> [Stated task]:
Check each line of the material below, and copy it if it holds the string "that".

____________________

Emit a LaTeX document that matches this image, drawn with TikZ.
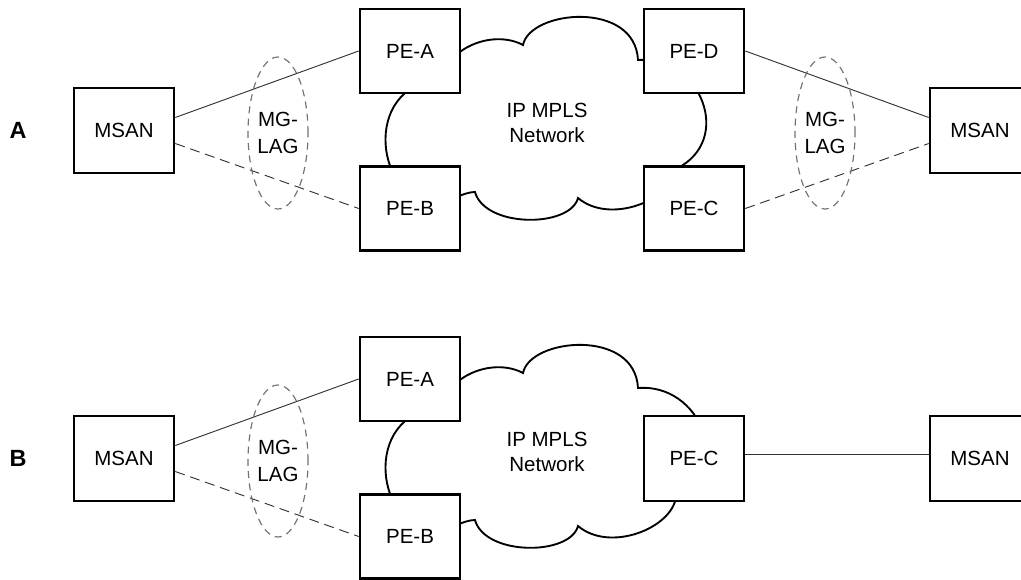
\documentclass[tikz,border=0pt]{standalone}
\usepackage{fontspec}
\setmainfont{Liberation Sans}
\usetikzlibrary{shapes.geometric}
\tikzset{
  box/.style={draw=black, line width=2.2pt, fill=white, minimum width=3cm, minimum height=2.52cm, inner sep=0pt, font=\fontsize{17.5}{21}\selectfont},
  lag/.style={draw=black!55, dash pattern=on 6pt off 4.5pt, line width=1pt, ellipse, minimum width=1.8cm, minimum height=4.56cm, inner sep=0pt, align=center, font=\fontsize{17.5}{23.5}\selectfont},
  link/.style={draw=black!80, line width=0.8pt},
  dlink/.style={draw=black!80, line width=0.8pt, dash pattern=on 8.5pt off 5pt},
  cloudline/.style={draw=black, line width=1.6pt},
  txt/.style={align=center, inner sep=0pt, font=\fontsize{17.5}{21.5}\selectfont},
  lbl/.style={inner sep=0pt, font=\fontsize{20}{24}\selectfont\bfseries}
}
\newcommand\mycloud{(440,80) .. controls (450,45) and (495,30) .. (523,45)
  .. controls (530,10) and (635,0) .. (638,60)
  .. controls (700,55) and (735,140) .. (676,169)
  .. controls (672,200) and (610,225) .. (578,198)
  .. controls (570,228) and (485,228) .. (475,192)
  .. controls (465,192) and (450,200) .. (440,205)
  .. controls (375,205) and (360,85) .. (440,80) -- cycle}
\begin{document}
\begin{tikzpicture}[x=0.03cm, y=-0.03cm]
\useasboundingbox (0,0) rectangle (1021,579);
% ---------- A ----------
\draw[cloudline] \mycloud;
\node[txt] (netA) at (547,123) {IP MPLS\\Network};
\node[lbl] (labA) at (18,130) {A};
\node[box, minimum height=2.55cm] (msanA) at (124,130.5) {MSAN};
\node[box] (peaA) at (410,51) {PE-A};
\node[box] (pebA) at (410,208.5) {PE-B};
\node[box] (pedA) at (694,51) {PE-D};
\node[box] (pecA) at (694,208.5) {PE-C};
\node[box, minimum height=2.55cm] (msanA2) at (980,130.5) {MSAN};
\draw[link] ([yshift=0.39cm]msanA.east) -- (peaA.west);
\draw[dlink] ([yshift=-0.39cm]msanA.east) -- (pebA.west);
\draw[link] (pedA.east) -- ([yshift=0.39cm]msanA2.west);
\draw[dlink] (pecA.east) -- ([yshift=-0.39cm]msanA2.west);
\node[lag] (lagA1) at (278,133) {MG-\\LAG};
\node[lag] (lagA2) at (825,133) {MG-\\LAG};
% ---------- B ----------
\begin{scope}[shift={(0,328)}]
\draw[cloudline] \mycloud;
\end{scope}
\node[txt] (netB) at (547,452) {IP MPLS\\Network};
\node[lbl] (labB) at (18,458) {B};
\node[box, minimum height=2.55cm] (msanB) at (124,458.5) {MSAN};
\node[box] (peaB) at (410,379) {PE-A};
\node[box] (pebB) at (410,536.5) {PE-B};
\node[box, minimum height=2.55cm] (pecB) at (694,458.5) {PE-C};
\node[box, minimum height=2.55cm] (msanB2) at (980,458.5) {MSAN};
\draw[link] ([yshift=0.39cm]msanB.east) -- (peaB.west);
\draw[dlink] ([yshift=-0.39cm]msanB.east) -- (pebB.west);
\draw[link] ([yshift=0.12cm]pecB.east) -- ([yshift=0.12cm]msanB2.west);
\node[lag] (lagB1) at (278,461) {MG-\\LAG};
\end{tikzpicture}
\end{document}
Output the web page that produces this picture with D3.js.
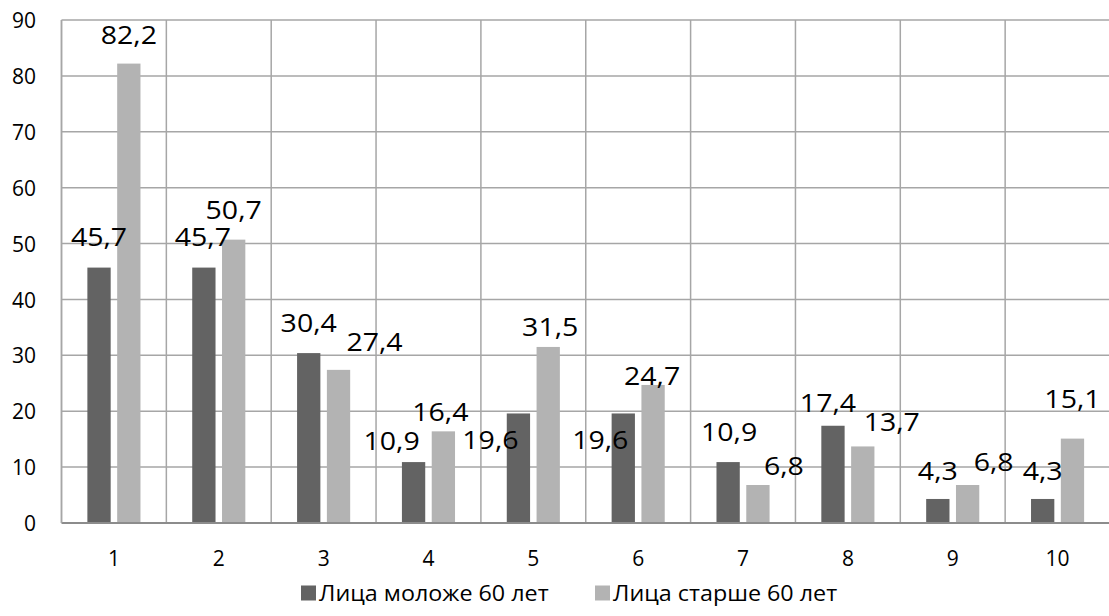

____________________

> [Full solution]:
Emit a LaTeX document that matches this image, drawn with TikZ.
Output the web page that produces this picture with D3.js.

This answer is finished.